Sharma also admitted that the move to question the appointment of Nehru Memorial Museum and Library director was a reaction to the Congress protesting the “saffronisation of the NMML” as the BJP government seeks to change the name of the institution. "We knew about Rangarajan's appointment for more than a year," Sharma said. "But had Congress not said anything about our government saffronising NMML, we would not have reacted. We are not unethical, Congress is,” Sharma has been quoted as saying.

In September, BJP leader Subramanian Swamy courted controversy for calling JNU students and teachers Naxalites. Swamy, who was rumoured as being considered for the post of VC of the institution, took a jibe at India’s first Prime Minister as well, saying, “ have recommended the renaming of JNU after Subhas Chandra Bose. Bose was far more educated than Jawaharlal Nehru."

Haryana Chief Minister Manohar Lal Khattar joined the beef controversy in October by saying that the Muslim community needed to give up consuming beef in order to continue living in India, since the cow was an 'article of faith' for the majority. He said it was not written anywhere that Muslims and Christians had to eat beef. Khattar said that the Bhagvad Gita and Saraswati were articles of faith in the Hindu-majority country and that the minorities must not violate their religious beliefs. On Dadri he said the lynching was an incident of misunderstanding and both sides had committed wrongs. He also said that democracy had freedoms, but those freedoms had limitations and if eating beef hurt the sentiments of another community, even constitutionally one could not do it since the Constitution stipulated that one could not do something that offended others.

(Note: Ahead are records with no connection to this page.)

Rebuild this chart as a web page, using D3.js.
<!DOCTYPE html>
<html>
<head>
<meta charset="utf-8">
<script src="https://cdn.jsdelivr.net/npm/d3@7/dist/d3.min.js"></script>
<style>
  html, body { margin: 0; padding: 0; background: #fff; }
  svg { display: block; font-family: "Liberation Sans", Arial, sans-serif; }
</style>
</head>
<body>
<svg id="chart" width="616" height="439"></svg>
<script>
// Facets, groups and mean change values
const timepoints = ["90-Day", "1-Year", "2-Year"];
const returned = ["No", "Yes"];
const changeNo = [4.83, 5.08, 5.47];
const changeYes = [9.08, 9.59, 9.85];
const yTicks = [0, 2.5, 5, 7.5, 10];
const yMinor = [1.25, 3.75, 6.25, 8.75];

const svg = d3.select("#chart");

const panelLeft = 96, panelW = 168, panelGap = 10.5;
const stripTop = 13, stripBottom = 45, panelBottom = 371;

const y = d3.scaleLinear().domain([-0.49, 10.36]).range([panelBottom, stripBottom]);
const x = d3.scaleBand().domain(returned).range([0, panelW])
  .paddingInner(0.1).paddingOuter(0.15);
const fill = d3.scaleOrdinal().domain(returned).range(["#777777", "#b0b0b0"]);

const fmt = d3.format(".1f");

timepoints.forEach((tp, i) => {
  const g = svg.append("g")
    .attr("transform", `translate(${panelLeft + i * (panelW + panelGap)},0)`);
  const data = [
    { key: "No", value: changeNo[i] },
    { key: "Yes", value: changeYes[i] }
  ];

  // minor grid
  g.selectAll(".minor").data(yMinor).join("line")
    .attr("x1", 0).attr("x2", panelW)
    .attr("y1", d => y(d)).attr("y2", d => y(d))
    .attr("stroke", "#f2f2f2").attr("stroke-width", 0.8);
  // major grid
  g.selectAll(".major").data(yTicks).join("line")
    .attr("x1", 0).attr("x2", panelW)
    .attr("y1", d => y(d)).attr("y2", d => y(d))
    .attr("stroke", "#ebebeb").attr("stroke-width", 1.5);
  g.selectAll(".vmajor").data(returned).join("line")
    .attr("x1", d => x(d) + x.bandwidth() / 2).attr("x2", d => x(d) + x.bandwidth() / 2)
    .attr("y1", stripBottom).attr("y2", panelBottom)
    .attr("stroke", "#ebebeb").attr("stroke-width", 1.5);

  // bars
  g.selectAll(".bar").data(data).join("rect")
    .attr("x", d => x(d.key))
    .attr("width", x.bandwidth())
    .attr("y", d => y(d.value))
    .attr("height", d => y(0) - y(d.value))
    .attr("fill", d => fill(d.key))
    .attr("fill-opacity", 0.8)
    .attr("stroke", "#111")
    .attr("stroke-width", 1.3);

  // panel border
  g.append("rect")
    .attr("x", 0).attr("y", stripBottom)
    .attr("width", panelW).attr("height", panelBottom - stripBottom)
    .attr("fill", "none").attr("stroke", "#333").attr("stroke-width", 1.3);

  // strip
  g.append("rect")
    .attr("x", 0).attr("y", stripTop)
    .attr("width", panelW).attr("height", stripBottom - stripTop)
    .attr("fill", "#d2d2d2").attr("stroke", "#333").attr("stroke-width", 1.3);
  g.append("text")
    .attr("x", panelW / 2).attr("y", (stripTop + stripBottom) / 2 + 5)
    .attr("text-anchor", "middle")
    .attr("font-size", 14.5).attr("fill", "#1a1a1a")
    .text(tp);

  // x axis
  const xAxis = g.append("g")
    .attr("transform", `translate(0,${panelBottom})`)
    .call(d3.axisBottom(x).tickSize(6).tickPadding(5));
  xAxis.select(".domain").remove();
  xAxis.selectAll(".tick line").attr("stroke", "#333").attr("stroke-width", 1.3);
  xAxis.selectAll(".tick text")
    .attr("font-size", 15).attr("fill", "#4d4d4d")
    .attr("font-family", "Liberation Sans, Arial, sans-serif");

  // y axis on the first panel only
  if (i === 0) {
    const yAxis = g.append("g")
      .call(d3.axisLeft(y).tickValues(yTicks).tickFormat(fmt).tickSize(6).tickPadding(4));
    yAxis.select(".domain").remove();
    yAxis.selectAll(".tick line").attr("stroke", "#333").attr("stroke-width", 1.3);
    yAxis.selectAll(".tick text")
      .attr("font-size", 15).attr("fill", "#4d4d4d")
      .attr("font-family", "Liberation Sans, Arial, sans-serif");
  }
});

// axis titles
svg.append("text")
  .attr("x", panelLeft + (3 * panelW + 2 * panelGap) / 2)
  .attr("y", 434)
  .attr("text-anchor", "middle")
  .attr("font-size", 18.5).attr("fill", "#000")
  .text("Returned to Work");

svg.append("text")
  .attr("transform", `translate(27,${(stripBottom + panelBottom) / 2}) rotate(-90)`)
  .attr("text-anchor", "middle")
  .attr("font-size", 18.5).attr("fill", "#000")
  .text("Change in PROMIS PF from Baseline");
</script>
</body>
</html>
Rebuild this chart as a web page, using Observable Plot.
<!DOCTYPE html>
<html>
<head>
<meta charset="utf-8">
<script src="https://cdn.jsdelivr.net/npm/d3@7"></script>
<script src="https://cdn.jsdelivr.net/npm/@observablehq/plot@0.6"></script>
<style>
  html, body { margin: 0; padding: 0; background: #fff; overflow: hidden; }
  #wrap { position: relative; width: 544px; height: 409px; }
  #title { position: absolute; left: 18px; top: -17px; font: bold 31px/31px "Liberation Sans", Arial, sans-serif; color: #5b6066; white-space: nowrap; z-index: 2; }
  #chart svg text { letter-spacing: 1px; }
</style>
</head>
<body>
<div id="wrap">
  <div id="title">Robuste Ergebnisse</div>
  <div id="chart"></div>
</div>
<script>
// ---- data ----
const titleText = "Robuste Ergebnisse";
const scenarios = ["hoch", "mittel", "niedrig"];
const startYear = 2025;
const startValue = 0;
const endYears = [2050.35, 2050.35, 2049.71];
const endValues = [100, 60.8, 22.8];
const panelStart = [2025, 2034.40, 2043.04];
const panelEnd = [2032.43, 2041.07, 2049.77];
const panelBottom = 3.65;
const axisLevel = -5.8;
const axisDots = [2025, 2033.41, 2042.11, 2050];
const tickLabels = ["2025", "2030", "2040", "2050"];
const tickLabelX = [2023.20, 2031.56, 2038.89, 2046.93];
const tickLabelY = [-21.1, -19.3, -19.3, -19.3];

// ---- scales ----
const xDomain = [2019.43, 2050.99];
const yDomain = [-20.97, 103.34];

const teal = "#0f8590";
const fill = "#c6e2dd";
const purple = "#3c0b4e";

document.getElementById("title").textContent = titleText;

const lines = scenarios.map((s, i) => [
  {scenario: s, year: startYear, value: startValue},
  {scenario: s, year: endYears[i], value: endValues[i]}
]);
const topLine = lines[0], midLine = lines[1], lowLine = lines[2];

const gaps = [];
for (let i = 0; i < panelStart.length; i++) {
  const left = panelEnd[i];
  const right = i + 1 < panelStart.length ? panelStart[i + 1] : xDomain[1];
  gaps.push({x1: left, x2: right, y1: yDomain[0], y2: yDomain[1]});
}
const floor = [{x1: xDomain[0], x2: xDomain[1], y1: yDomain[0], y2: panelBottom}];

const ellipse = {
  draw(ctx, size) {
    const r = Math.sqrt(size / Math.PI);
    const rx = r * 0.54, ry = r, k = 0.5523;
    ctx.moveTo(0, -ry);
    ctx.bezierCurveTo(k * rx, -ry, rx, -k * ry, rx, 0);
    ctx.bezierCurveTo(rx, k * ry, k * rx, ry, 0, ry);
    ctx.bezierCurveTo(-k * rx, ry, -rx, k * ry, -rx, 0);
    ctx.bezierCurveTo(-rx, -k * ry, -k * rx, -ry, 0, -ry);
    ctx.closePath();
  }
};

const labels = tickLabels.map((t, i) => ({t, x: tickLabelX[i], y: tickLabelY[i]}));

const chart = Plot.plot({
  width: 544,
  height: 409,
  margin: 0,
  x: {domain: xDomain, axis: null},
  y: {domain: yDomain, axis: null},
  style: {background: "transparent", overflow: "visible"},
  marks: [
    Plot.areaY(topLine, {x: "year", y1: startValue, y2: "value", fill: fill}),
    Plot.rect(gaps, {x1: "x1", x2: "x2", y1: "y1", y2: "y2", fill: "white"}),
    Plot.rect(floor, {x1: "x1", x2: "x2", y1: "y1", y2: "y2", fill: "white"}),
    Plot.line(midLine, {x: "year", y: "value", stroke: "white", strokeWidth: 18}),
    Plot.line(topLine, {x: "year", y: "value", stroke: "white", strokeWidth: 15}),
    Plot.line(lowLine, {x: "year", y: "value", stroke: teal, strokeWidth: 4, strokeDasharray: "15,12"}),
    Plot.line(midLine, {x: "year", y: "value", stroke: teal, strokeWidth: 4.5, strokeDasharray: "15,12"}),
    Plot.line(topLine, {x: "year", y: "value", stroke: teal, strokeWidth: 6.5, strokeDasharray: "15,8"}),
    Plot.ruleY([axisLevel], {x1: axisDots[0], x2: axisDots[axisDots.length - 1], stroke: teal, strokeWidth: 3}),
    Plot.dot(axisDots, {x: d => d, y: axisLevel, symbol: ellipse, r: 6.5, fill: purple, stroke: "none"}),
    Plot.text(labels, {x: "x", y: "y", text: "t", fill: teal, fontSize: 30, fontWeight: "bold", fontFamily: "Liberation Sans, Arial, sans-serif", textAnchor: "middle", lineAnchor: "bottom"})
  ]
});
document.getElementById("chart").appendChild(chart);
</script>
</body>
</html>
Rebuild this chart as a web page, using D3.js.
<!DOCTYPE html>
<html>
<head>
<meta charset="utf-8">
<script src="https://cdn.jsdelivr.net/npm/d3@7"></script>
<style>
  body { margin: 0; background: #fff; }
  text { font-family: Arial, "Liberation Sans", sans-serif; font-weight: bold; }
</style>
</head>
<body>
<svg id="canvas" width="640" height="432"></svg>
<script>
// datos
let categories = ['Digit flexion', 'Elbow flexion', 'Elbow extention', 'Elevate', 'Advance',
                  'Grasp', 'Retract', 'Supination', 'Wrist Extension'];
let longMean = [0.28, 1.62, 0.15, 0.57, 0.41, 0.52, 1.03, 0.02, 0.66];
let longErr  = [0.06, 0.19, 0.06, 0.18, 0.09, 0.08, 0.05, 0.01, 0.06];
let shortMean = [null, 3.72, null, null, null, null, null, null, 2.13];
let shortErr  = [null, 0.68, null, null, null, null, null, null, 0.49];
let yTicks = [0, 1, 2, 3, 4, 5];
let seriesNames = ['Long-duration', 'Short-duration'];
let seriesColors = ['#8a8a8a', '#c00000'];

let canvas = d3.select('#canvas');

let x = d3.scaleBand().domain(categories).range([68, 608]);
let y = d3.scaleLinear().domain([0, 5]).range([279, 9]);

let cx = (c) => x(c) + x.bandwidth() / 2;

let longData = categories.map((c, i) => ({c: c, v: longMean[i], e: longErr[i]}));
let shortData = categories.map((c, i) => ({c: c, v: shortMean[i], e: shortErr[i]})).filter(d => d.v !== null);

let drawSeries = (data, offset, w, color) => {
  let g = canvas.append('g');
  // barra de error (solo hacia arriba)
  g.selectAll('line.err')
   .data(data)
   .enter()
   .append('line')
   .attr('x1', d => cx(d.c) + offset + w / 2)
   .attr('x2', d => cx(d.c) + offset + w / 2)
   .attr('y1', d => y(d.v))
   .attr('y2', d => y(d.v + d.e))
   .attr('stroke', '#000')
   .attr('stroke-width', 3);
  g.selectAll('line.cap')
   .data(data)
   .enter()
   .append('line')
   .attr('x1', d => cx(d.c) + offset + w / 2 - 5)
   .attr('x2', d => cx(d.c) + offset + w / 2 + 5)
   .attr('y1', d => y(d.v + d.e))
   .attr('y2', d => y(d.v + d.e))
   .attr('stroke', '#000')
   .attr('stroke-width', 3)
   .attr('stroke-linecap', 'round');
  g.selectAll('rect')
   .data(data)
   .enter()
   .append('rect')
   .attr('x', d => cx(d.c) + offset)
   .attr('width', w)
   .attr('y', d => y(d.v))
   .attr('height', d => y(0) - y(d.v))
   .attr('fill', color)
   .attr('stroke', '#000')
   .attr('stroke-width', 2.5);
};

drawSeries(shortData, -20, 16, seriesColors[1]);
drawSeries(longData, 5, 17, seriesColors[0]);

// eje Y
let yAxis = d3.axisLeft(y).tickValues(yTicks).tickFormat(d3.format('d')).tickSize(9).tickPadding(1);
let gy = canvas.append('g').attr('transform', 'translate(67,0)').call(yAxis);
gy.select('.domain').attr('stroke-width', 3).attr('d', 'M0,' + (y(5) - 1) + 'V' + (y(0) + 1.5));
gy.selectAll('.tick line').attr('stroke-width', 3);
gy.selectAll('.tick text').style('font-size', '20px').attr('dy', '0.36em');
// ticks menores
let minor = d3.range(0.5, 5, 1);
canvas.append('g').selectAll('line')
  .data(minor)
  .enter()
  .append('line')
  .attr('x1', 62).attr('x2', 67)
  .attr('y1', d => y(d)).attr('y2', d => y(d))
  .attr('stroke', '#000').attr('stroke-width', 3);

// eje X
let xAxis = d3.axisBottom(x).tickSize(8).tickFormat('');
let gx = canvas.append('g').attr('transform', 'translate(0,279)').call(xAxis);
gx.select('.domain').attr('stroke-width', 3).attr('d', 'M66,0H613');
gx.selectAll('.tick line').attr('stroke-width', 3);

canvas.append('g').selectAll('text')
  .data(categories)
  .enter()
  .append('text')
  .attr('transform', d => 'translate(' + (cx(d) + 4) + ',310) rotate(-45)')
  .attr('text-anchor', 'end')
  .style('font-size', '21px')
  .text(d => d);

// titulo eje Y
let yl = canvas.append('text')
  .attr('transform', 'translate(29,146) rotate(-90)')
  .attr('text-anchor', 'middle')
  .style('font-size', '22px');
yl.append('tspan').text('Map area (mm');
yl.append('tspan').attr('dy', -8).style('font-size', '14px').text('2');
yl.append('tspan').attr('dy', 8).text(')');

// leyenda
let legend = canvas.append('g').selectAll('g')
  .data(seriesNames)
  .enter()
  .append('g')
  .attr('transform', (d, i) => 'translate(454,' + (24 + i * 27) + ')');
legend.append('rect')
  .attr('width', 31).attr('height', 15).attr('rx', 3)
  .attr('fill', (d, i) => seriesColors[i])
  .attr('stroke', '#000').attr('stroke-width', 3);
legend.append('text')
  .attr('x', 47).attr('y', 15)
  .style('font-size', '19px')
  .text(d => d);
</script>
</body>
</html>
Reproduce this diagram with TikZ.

In March, while debating the insurance bill in the Rajya Sabha, JD(U) leader Sharad Yadav said, “The women of the south are dark but they are as beautiful as their bodies…We don’t see it here. They know dance.”

BJP lawmaker and leader of the opposition in the Karnataka Legislative Council, K.S. Eshwarappa courted controversy in October, when he responded to a question by a journalist on whether the opposition had failed its duty in holding the government of Karnataka accountable for violence against women.

"You are a woman, you are here now, if someone drags you and rapes you, we opposition people will be somewhere else. What can we do?", Eshwarappa said.

The BJP leader’s controversial statements come as violence against women is on the rise in Karnataka. In a recent incident, a 20-year-old woman from Mysuru was allegedly gangraped by four men on October 9.

Shocking as the comments may be, this is not the first time the BJP leader has made controversial statements regarding women. Last year, Eshwarappa was at the centre of a storm after asking Chief Minister Siddaramaiah and Home Minister K J George if they will have feelings for victims of sexual assault in the state only if their daughters are “raped.”

The recent comment came shortly after KJ George, Minister of Home for the state of Karnataka, kicked up a storm by implying that two men raping a woman can not be called a gangrape. "How can you say gangrape? Gangrape means four-five people," George said in response to a question on the rape of a 22 year old BPO employee in the state.